Ecommerce product photos should stay under 70KB, a rule of thumb that holds page speed steady without visibly sacrificing quality. Keeping every image under this size gives an agency's QA team a hard number to check against rather than eyeballing individual photos for a subjective 'looks fine' judgment.
What image format is best for ecommerce product photography?
WebP or AVIF is the best default for ecommerce product photography because both offer the strongest compression-to-quality ratio of the common web formats. Set a JPEG fallback for older browsers or platforms, and reserve PNG for graphics needing transparency and SVG for logos and icons.
How should ecommerce images be named for SEO?
Ecommerce images should be renamed from meaningless camera-export filenames like IMG546.jpg to descriptive names built from the words shoppers actually search for, such as personalized-best-man-flask.jpg. Keyword research followed by ongoing review of a client's search analytics keeps the naming convention aligned with real search demand.
What should ecommerce alt text include?
Ecommerce alt text should name the product specifically, including model or part names, size and gender specifications, and materials, written in plain descriptive language. It should never include prices, calls to action, or superlatives like 'lowest price ever,' which age poorly and read as spam to search crawlers.

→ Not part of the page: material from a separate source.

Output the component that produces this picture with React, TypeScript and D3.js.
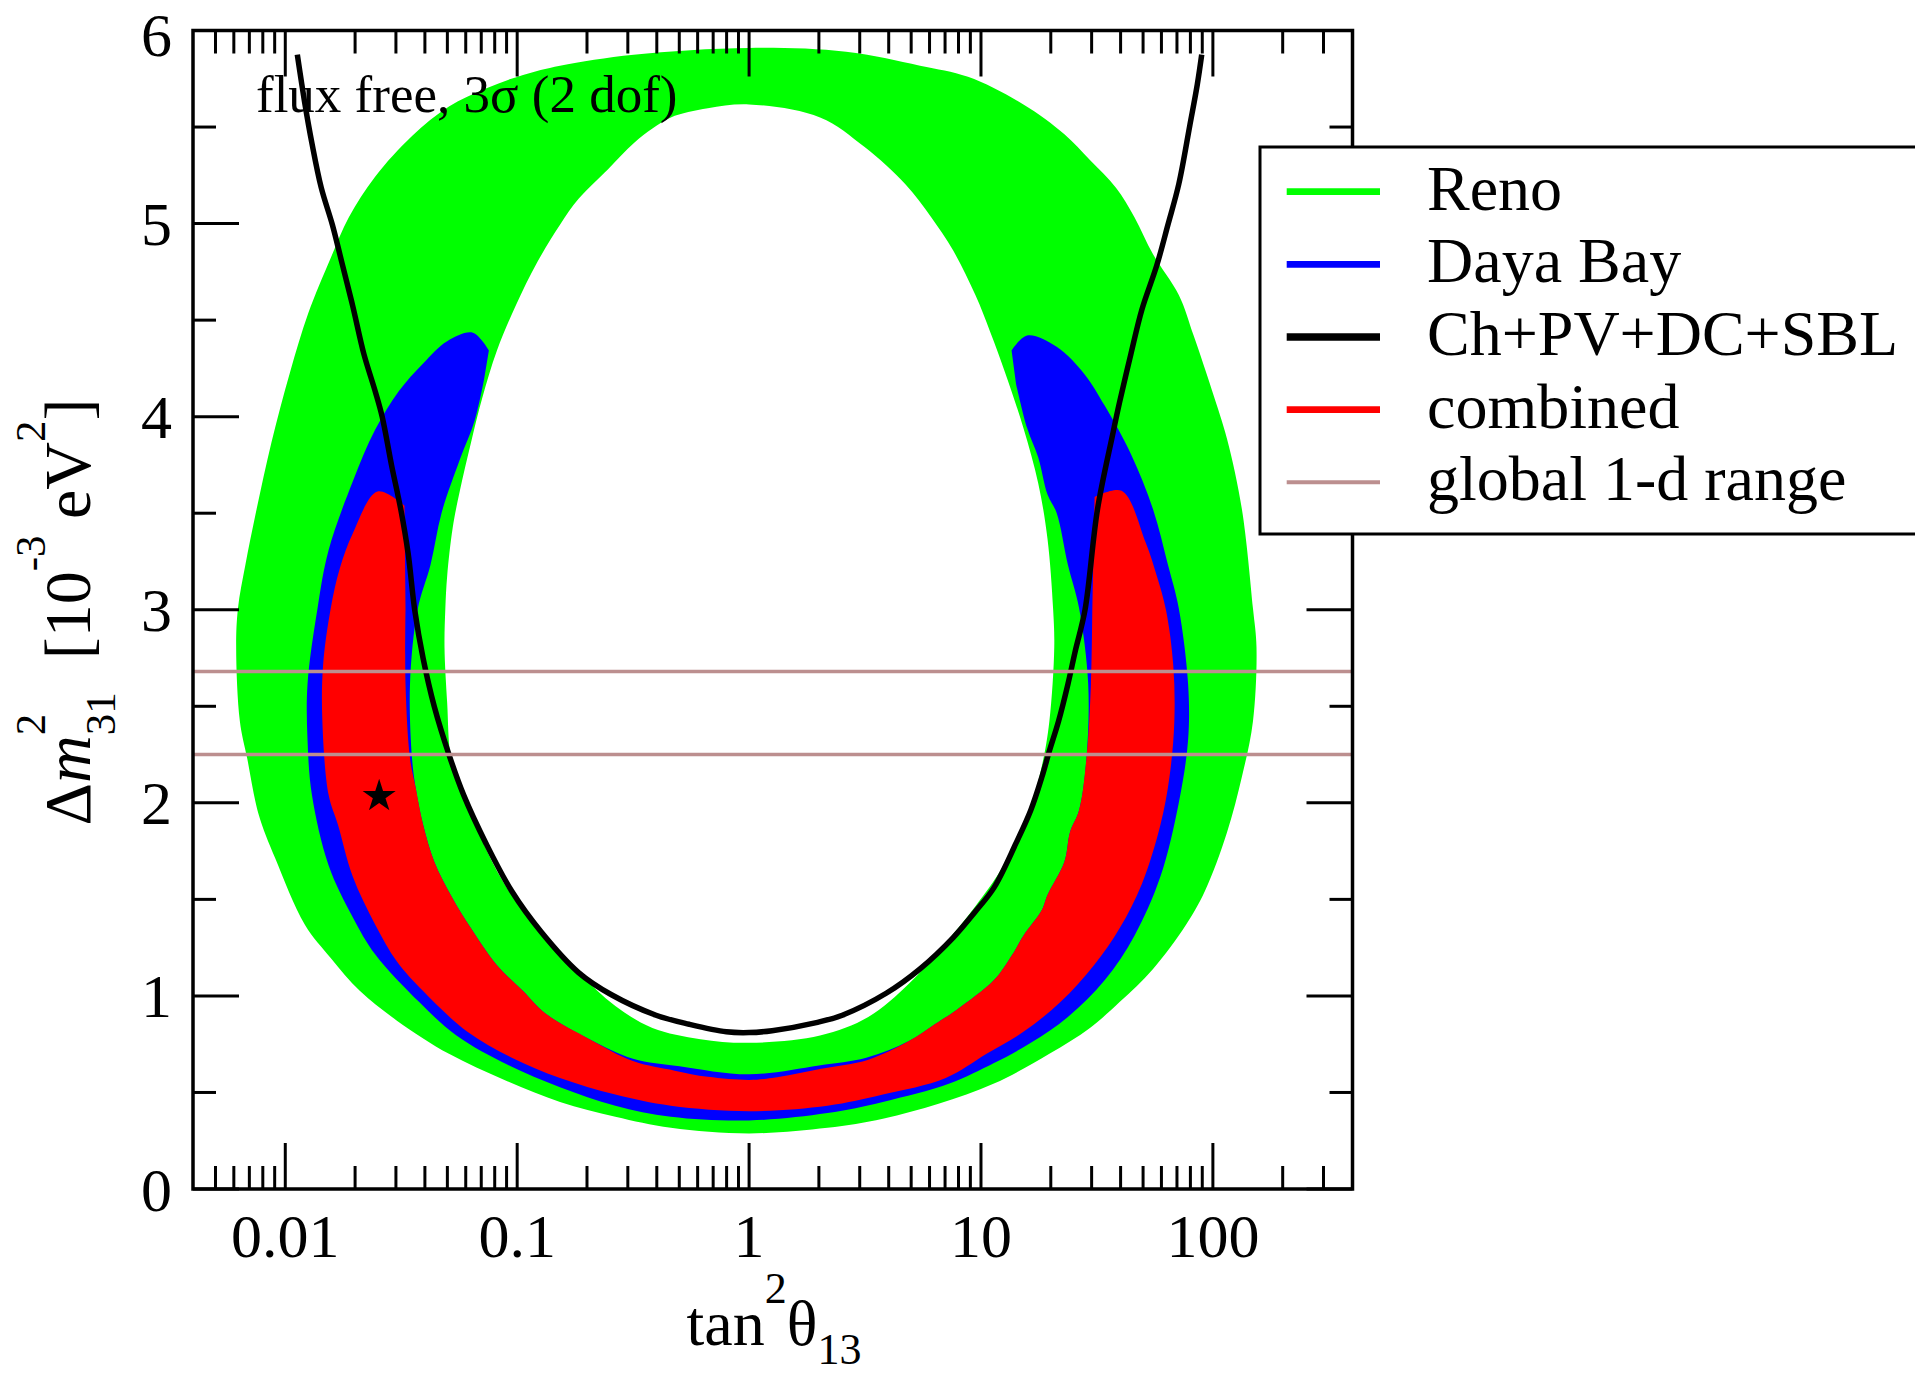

Do AI shopping agents read product image alt text?
AI shopping agents do read alt text, structured data, and image metadata to understand what a product is. HUMAN Security's State of AI Traffic Report found 77% of observed AI agent activity in 2025 occurred on product and search pages, making the same naming and markup discipline used for human search equally important for agent-driven discovery.
How do agencies price ecommerce image optimization services?
Agencies typically price ecommerce image optimization as a three-tier offer: a one-time catalog audit and spec, a project-based remediation pass to rename and re-alt the existing catalog, and an ongoing governance retainer that applies the standard to new products. This structure also maps to pay-per-task, retainer, or reserved-capacity white-label engagement models.